● Task details: Take the material below and retype it in full; pictures are left out.

● Given information:
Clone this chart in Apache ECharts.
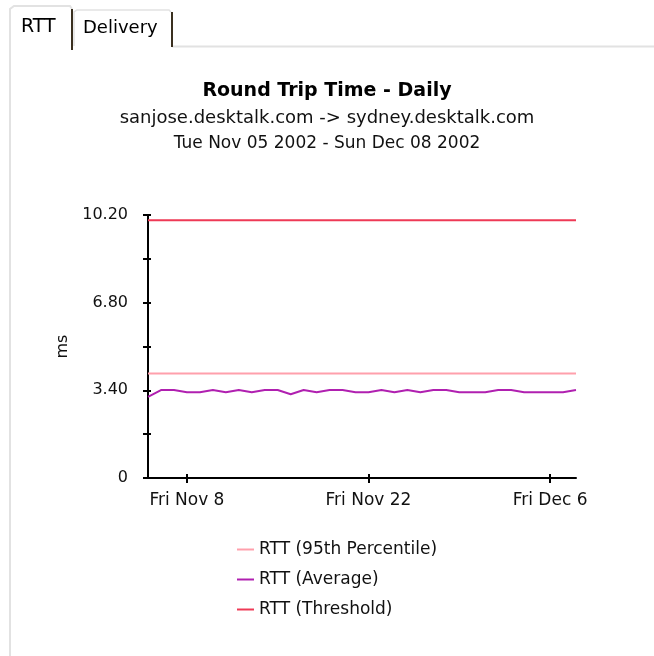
<!DOCTYPE html>
<html>
<head>
<meta charset="utf-8">
<script src="https://cdn.jsdelivr.net/npm/echarts@6/dist/echarts.min.js"></script>
<style>
html,body{margin:0;padding:0;background:#fff;}
#c{width:654px;height:656px;}
</style>
</head>
<body>
<div id="c"></div>
<script>
var titleText = 'Round Trip Time - Daily';
var subtitle1 = 'sanjose.desktalk.com -> sydney.desktalk.com';
var subtitle2 = 'Tue Nov 05 2002 - Sun Dec 08 2002';
var tabLabels = ['RTT', 'Delivery'];
var yAxisName = 'ms';

var categories = [
  'Tue Nov 5','Wed Nov 6','Thu Nov 7','Fri Nov 8','Sat Nov 9','Sun Nov 10','Mon Nov 11',
  'Tue Nov 12','Wed Nov 13','Thu Nov 14','Fri Nov 15','Sat Nov 16','Sun Nov 17','Mon Nov 18',
  'Tue Nov 19','Wed Nov 20','Thu Nov 21','Fri Nov 22','Sat Nov 23','Sun Nov 24','Mon Nov 25',
  'Tue Nov 26','Wed Nov 27','Thu Nov 28','Fri Nov 29','Sat Nov 30','Sun Dec 1','Mon Dec 2',
  'Tue Dec 3','Wed Dec 4','Thu Dec 5','Fri Dec 6','Sat Dec 7','Sun Dec 8'
];
var xTickLabels = ['Fri Nov 8', 'Fri Nov 22', 'Fri Dec 6'];

var seriesNames = ['RTT (95th Percentile)', 'RTT (Average)', 'RTT (Threshold)'];
var rtt95 = [4.05,4.05,4.05,4.05,4.05,4.05,4.05,4.05,4.05,4.05,4.05,4.05,4.05,4.05,4.05,4.05,4.05,
             4.05,4.05,4.05,4.05,4.05,4.05,4.05,4.05,4.05,4.05,4.05,4.05,4.05,4.05,4.05,4.05,4.05];
var rttAvg = [3.15,3.41,3.41,3.33,3.33,3.41,3.33,3.41,3.33,3.41,3.41,3.25,3.41,3.33,3.41,3.41,3.33,
              3.33,3.41,3.33,3.41,3.33,3.41,3.41,3.33,3.33,3.33,3.41,3.41,3.33,3.33,3.33,3.33,3.41];
var rttThreshold = [10,10,10,10,10,10,10,10,10,10,10,10,10,10,10,10,10,
                    10,10,10,10,10,10,10,10,10,10,10,10,10,10,10,10,10];
var yTickLabels = ['0', '3.40', '6.80', '10.20'];

var colors = ['#ffa0ac', '#b020b0', '#ee3a56'];
var FONT = 'DejaVu Sans';

function isLabelIdx(i) { return xTickLabels.indexOf(categories[i]) >= 0; }
function yFmt(v) {
  var k = Math.round(v / 1.7);
  if (k % 2 !== 0) return '';
  return yTickLabels[k / 2];
}

var chart = echarts.init(document.getElementById('c'), null, {renderer: 'canvas'});
var baseX = {
  type: 'category', data: categories, boundaryGap: false,
  axisLine: {show: true, onZero: false, lineStyle: {color: '#000', width: 2}},
  axisTick: {show: true, alignWithLabel: true, interval: function (i) { return isLabelIdx(i); }, length: 5, lineStyle: {color: '#000', width: 2}},
  axisLabel: {show: true, interval: function (i) { return isLabelIdx(i); }, color: '#111', fontFamily: FONT, fontSize: 17, margin: 14},
  splitLine: {show: false}
};
var innerX = {
  type: 'category', data: categories, boundaryGap: false, position: 'bottom',
  axisLine: {show: false},
  axisTick: {show: true, inside: true, interval: function (i) { return isLabelIdx(i); }, length: 4, lineStyle: {color: '#000', width: 2}},
  axisLabel: {show: false}, splitLine: {show: false}
};
var baseY = {
  type: 'value', min: 0, max: 10.2, interval: 1.7,
  name: yAxisName, nameLocation: 'middle', nameGap: 77, nameRotate: 90,
  nameTextStyle: {color: '#111', fontFamily: FONT, fontSize: 16},
  axisLine: {show: true, lineStyle: {color: '#000', width: 2}},
  axisTick: {show: true, length: 5, lineStyle: {color: '#000', width: 2}},
  axisLabel: {formatter: yFmt, color: '#111', fontFamily: FONT, fontSize: 16, margin: 20},
  splitLine: {show: false}
};
var innerY = {
  type: 'value', min: 0, max: 10.2, interval: 1.7, position: 'left',
  axisLine: {show: false},
  axisTick: {show: true, inside: true, length: 3, lineStyle: {color: '#000', width: 2}},
  axisLabel: {show: false}, splitLine: {show: false}
};

function line(name, data, color, width) {
  return {name: name, type: 'line', data: data, symbol: 'none', xAxisIndex: 0, yAxisIndex: 0,
    lineStyle: {color: color, width: width}, itemStyle: {color: color}, animation: false};
}

chart.setOption({
  backgroundColor: '#ffffff',
  animation: false,
  title: [
    {text: titleText, left: 'center', top: 77, textStyle: {fontFamily: FONT, fontSize: 19, fontWeight: 'bold', color: '#000'}},
    {text: subtitle1, left: 'center', top: 104, textStyle: {fontFamily: FONT, fontSize: 18, fontWeight: 'normal', color: '#111'}},
    {text: subtitle2, left: 'center', top: 130, textStyle: {fontFamily: FONT, fontSize: 17, fontWeight: 'normal', color: '#111'}}
  ],
  grid: {left: 148, right: 78, top: 215, bottom: 178, containLabel: false},
  xAxis: [baseX, innerX],
  yAxis: [baseY, innerY],
  legend: {
    orient: 'vertical', left: 232, top: 536, itemGap: 13,
    icon: 'rect', itemWidth: 17, itemHeight: 2,
    textStyle: {fontFamily: FONT, fontSize: 17, color: '#111'},
    data: seriesNames
  },
  series: [
    line(seriesNames[0], rtt95, colors[0], 2),
    line(seriesNames[1], rttAvg, colors[1], 2),
    line(seriesNames[2], rttThreshold, colors[2], 2)
  ],
  graphic: [
    {type: 'line', shape: {x1: 10, y1: 48, x2: 10, y2: 656}, style: {stroke: '#e2e2e2', lineWidth: 2}, silent: true},
    {type: 'line', shape: {x1: 172, y1: 46.5, x2: 654, y2: 46.5}, style: {stroke: '#e2e2e2', lineWidth: 2}, silent: true},
    {type: 'polyline', shape: {points: [[10, 48], [10, 9], [14, 6], [70, 6], [72, 9]]}, style: {stroke: '#e2e2e2', fill: null, lineWidth: 2}, silent: true},
    {type: 'line', shape: {x1: 72, y1: 9, x2: 72, y2: 50}, style: {stroke: '#3a3020', lineWidth: 2}, silent: true},
    {type: 'polyline', shape: {points: [[74, 46], [74, 12], [77, 10], [169, 10], [171, 12]]}, style: {stroke: '#e2e2e2', fill: null, lineWidth: 1.5}, silent: true},
    {type: 'line', shape: {x1: 172, y1: 12, x2: 172, y2: 47}, style: {stroke: '#3a3020', lineWidth: 2}, silent: true},
    {type: 'text', left: 21, top: 18, style: {text: tabLabels[0], font: '19px "' + FONT + '"', fill: '#000'}, silent: true},
    {type: 'text', left: 83, top: 19, style: {text: tabLabels[1], font: '18px "' + FONT + '"', fill: '#000'}, silent: true}
  ]
});
</script>
</body>
</html>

● Expected answer:
Clone this chart in Apache ECharts.
<!DOCTYPE html>
<html>
<head>
<meta charset="utf-8">
<script src="https://cdn.jsdelivr.net/npm/echarts@6/dist/echarts.min.js"></script>
<style>
html,body{margin:0;padding:0;background:#fff;}
#c{width:654px;height:656px;}
</style>
</head>
<body>
<div id="c"></div>
<script>
var titleText = 'Round Trip Time - Daily';
var subtitle1 = 'sanjose.desktalk.com -> sydney.desktalk.com';
var subtitle2 = 'Tue Nov 05 2002 - Sun Dec 08 2002';
var tabLabels = ['RTT', 'Delivery'];
var yAxisName = 'ms';

var categories = [
  'Tue Nov 5','Wed Nov 6','Thu Nov 7','Fri Nov 8','Sat Nov 9','Sun Nov 10','Mon Nov 11',
  'Tue Nov 12','Wed Nov 13','Thu Nov 14','Fri Nov 15','Sat Nov 16','Sun Nov 17','Mon Nov 18',
  'Tue Nov 19','Wed Nov 20','Thu Nov 21','Fri Nov 22','Sat Nov 23','Sun Nov 24','Mon Nov 25',
  'Tue Nov 26','Wed Nov 27','Thu Nov 28','Fri Nov 29','Sat Nov 30','Sun Dec 1','Mon Dec 2',
  'Tue Dec 3','Wed Dec 4','Thu Dec 5','Fri Dec 6','Sat Dec 7','Sun Dec 8'
];
var xTickLabels = ['Fri Nov 8', 'Fri Nov 22', 'Fri Dec 6'];

var seriesNames = ['RTT (95th Percentile)', 'RTT (Average)', 'RTT (Threshold)'];
var rtt95 = [4.05,4.05,4.05,4.05,4.05,4.05,4.05,4.05,4.05,4.05,4.05,4.05,4.05,4.05,4.05,4.05,4.05,
             4.05,4.05,4.05,4.05,4.05,4.05,4.05,4.05,4.05,4.05,4.05,4.05,4.05,4.05,4.05,4.05,4.05];
var rttAvg = [3.15,3.41,3.41,3.33,3.33,3.41,3.33,3.41,3.33,3.41,3.41,3.25,3.41,3.33,3.41,3.41,3.33,
              3.33,3.41,3.33,3.41,3.33,3.41,3.41,3.33,3.33,3.33,3.41,3.41,3.33,3.33,3.33,3.33,3.41];
var rttThreshold = [10,10,10,10,10,10,10,10,10,10,10,10,10,10,10,10,10,
                    10,10,10,10,10,10,10,10,10,10,10,10,10,10,10,10,10];
var yTickLabels = ['0', '3.40', '6.80', '10.20'];

var colors = ['#ffa0ac', '#b020b0', '#ee3a56'];
var FONT = 'DejaVu Sans';

function isLabelIdx(i) { return xTickLabels.indexOf(categories[i]) >= 0; }
function yFmt(v) {
  var k = Math.round(v / 1.7);
  if (k % 2 !== 0) return '';
  return yTickLabels[k / 2];
}

var chart = echarts.init(document.getElementById('c'), null, {renderer: 'canvas'});
var baseX = {
  type: 'category', data: categories, boundaryGap: false,
  axisLine: {show: true, onZero: false, lineStyle: {color: '#000', width: 2}},
  axisTick: {show: true, alignWithLabel: true, interval: function (i) { return isLabelIdx(i); }, length: 5, lineStyle: {color: '#000', width: 2}},
  axisLabel: {show: true, interval: function (i) { return isLabelIdx(i); }, color: '#111', fontFamily: FONT, fontSize: 17, margin: 14},
  splitLine: {show: false}
};
var innerX = {
  type: 'category', data: categories, boundaryGap: false, position: 'bottom',
  axisLine: {show: false},
  axisTick: {show: true, inside: true, interval: function (i) { return isLabelIdx(i); }, length: 4, lineStyle: {color: '#000', width: 2}},
  axisLabel: {show: false}, splitLine: {show: false}
};
var baseY = {
  type: 'value', min: 0, max: 10.2, interval: 1.7,
  name: yAxisName, nameLocation: 'middle', nameGap: 77, nameRotate: 90,
  nameTextStyle: {color: '#111', fontFamily: FONT, fontSize: 16},
  axisLine: {show: true, lineStyle: {color: '#000', width: 2}},
  axisTick: {show: true, length: 5, lineStyle: {color: '#000', width: 2}},
  axisLabel: {formatter: yFmt, color: '#111', fontFamily: FONT, fontSize: 16, margin: 20},
  splitLine: {show: false}
};
var innerY = {
  type: 'value', min: 0, max: 10.2, interval: 1.7, position: 'left',
  axisLine: {show: false},
  axisTick: {show: true, inside: true, length: 3, lineStyle: {color: '#000', width: 2}},
  axisLabel: {show: false}, splitLine: {show: false}
};

function line(name, data, color, width) {
  return {name: name, type: 'line', data: data, symbol: 'none', xAxisIndex: 0, yAxisIndex: 0,
    lineStyle: {color: color, width: width}, itemStyle: {color: color}, animation: false};
}

chart.setOption({
  backgroundColor: '#ffffff',
  animation: false,
  title: [
    {text: titleText, left: 'center', top: 77, textStyle: {fontFamily: FONT, fontSize: 19, fontWeight: 'bold', color: '#000'}},
    {text: subtitle1, left: 'center', top: 104, textStyle: {fontFamily: FONT, fontSize: 18, fontWeight: 'normal', color: '#111'}},
    {text: subtitle2, left: 'center', top: 130, textStyle: {fontFamily: FONT, fontSize: 17, fontWeight: 'normal', color: '#111'}}
  ],
  grid: {left: 148, right: 78, top: 215, bottom: 178, containLabel: false},
  xAxis: [baseX, innerX],
  yAxis: [baseY, innerY],
  legend: {
    orient: 'vertical', left: 232, top: 536, itemGap: 13,
    icon: 'rect', itemWidth: 17, itemHeight: 2,
    textStyle: {fontFamily: FONT, fontSize: 17, color: '#111'},
    data: seriesNames
  },
  series: [
    line(seriesNames[0], rtt95, colors[0], 2),
    line(seriesNames[1], rttAvg, colors[1], 2),
    line(seriesNames[2], rttThreshold, colors[2], 2)
  ],
  graphic: [
    {type: 'line', shape: {x1: 10, y1: 48, x2: 10, y2: 656}, style: {stroke: '#e2e2e2', lineWidth: 2}, silent: true},
    {type: 'line', shape: {x1: 172, y1: 46.5, x2: 654, y2: 46.5}, style: {stroke: '#e2e2e2', lineWidth: 2}, silent: true},
    {type: 'polyline', shape: {points: [[10, 48], [10, 9], [14, 6], [70, 6], [72, 9]]}, style: {stroke: '#e2e2e2', fill: null, lineWidth: 2}, silent: true},
    {type: 'line', shape: {x1: 72, y1: 9, x2: 72, y2: 50}, style: {stroke: '#3a3020', lineWidth: 2}, silent: true},
    {type: 'polyline', shape: {points: [[74, 46], [74, 12], [77, 10], [169, 10], [171, 12]]}, style: {stroke: '#e2e2e2', fill: null, lineWidth: 1.5}, silent: true},
    {type: 'line', shape: {x1: 172, y1: 12, x2: 172, y2: 47}, style: {stroke: '#3a3020', lineWidth: 2}, silent: true},
    {type: 'text', left: 21, top: 18, style: {text: tabLabels[0], font: '19px "' + FONT + '"', fill: '#000'}, silent: true},
    {type: 'text', left: 83, top: 19, style: {text: tabLabels[1], font: '18px "' + FONT + '"', fill: '#000'}, silent: true}
  ]
});
</script>
</body>
</html>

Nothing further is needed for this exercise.